Many times, a prolife stance may turn into a discussion about God and religion. Unfortunately, imagery and Christianity tends to remind those standing outside those religious paradigms of their separateness; the exact opposite effect of fostering and understanding of unity and connected thinking.
An atheist who rejects the belief that there is a Divine force that surrounds us and guides us may be put off by the use of religious imagery. In a recent news story, an atheist group filed a lawsuit in New York to remove the cross (a distinctly Christian symbol) from the Ground Zero memorial at the site of the World Trade Center.
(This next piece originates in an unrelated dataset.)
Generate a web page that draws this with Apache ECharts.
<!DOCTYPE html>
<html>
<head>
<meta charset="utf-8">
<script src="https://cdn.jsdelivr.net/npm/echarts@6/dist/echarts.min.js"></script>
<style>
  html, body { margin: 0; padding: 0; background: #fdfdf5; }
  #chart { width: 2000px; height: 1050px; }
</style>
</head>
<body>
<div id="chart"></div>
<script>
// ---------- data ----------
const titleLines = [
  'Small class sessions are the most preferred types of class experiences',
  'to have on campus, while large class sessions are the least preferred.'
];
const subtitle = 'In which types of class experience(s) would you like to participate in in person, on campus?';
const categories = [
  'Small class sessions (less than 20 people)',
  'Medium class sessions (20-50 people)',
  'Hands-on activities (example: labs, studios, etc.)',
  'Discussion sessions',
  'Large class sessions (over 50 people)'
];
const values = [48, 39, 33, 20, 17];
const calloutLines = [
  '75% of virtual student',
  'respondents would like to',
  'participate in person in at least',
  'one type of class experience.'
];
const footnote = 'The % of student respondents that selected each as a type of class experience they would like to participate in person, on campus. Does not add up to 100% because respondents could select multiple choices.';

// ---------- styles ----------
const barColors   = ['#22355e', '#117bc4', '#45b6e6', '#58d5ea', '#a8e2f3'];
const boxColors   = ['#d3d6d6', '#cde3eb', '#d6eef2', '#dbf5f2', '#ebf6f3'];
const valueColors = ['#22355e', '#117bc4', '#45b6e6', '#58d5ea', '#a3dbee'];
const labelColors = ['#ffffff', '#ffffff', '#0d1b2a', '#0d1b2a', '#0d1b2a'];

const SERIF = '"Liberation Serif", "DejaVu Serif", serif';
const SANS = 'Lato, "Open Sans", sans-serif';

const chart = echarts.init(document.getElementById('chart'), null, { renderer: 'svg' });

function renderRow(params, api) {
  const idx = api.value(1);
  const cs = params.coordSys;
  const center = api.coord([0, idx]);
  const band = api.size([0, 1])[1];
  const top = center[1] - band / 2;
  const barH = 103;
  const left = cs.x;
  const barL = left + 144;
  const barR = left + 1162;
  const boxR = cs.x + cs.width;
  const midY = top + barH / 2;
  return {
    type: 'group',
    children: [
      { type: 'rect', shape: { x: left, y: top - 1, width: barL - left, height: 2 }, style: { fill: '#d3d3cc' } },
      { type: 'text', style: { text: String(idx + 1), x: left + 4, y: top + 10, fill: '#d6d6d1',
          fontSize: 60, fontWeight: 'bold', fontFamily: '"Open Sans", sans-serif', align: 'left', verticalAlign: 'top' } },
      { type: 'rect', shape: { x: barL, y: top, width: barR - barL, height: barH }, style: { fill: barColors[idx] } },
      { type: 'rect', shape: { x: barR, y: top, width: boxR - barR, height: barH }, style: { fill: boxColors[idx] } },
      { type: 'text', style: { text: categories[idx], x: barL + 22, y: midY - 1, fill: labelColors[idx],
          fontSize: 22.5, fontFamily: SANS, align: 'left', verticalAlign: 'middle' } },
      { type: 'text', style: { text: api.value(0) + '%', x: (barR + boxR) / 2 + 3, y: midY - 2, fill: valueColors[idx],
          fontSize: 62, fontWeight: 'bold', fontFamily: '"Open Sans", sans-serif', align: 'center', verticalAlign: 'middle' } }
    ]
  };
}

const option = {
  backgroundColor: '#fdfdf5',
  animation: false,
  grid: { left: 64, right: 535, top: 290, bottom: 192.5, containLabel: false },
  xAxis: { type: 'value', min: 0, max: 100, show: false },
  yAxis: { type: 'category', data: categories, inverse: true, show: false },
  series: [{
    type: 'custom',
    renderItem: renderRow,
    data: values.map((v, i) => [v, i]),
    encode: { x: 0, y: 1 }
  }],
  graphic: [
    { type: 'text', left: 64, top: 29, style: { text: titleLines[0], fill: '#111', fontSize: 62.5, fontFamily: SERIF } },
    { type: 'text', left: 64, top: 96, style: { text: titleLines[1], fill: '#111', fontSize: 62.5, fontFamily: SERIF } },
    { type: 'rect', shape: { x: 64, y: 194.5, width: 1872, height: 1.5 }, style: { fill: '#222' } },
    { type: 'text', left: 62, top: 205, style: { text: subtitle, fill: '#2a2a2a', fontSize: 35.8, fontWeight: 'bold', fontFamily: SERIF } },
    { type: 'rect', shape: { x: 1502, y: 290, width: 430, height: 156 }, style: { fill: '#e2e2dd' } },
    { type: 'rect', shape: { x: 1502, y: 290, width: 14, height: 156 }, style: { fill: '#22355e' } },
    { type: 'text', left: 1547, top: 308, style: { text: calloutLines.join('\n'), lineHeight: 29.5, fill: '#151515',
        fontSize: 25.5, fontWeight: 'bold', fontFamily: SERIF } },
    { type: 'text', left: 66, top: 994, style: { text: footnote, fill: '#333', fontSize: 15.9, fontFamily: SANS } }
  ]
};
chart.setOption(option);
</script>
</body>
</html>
Indeed, people on both sides of this issue may be missing the point. Those who put up the cross meant well and likely were not seeking to alienate anyone. Yet it is likely atheists have not been the only segment to notice the cross speaks to Christian loss and grieving—at exclusion by omission of all other faiths (or in the atheists’ case, non-faith.)
A peace-loving Muslim who may have suffered racial or religious rebuke by their non-Muslim neighbors as a result of the 9/11 attacks may notice a purely Christian monument at the center of Ground Zero and feel a pang of isolation. In that moment, that person may feel very much outside the American melting pot in which they are trying to belong.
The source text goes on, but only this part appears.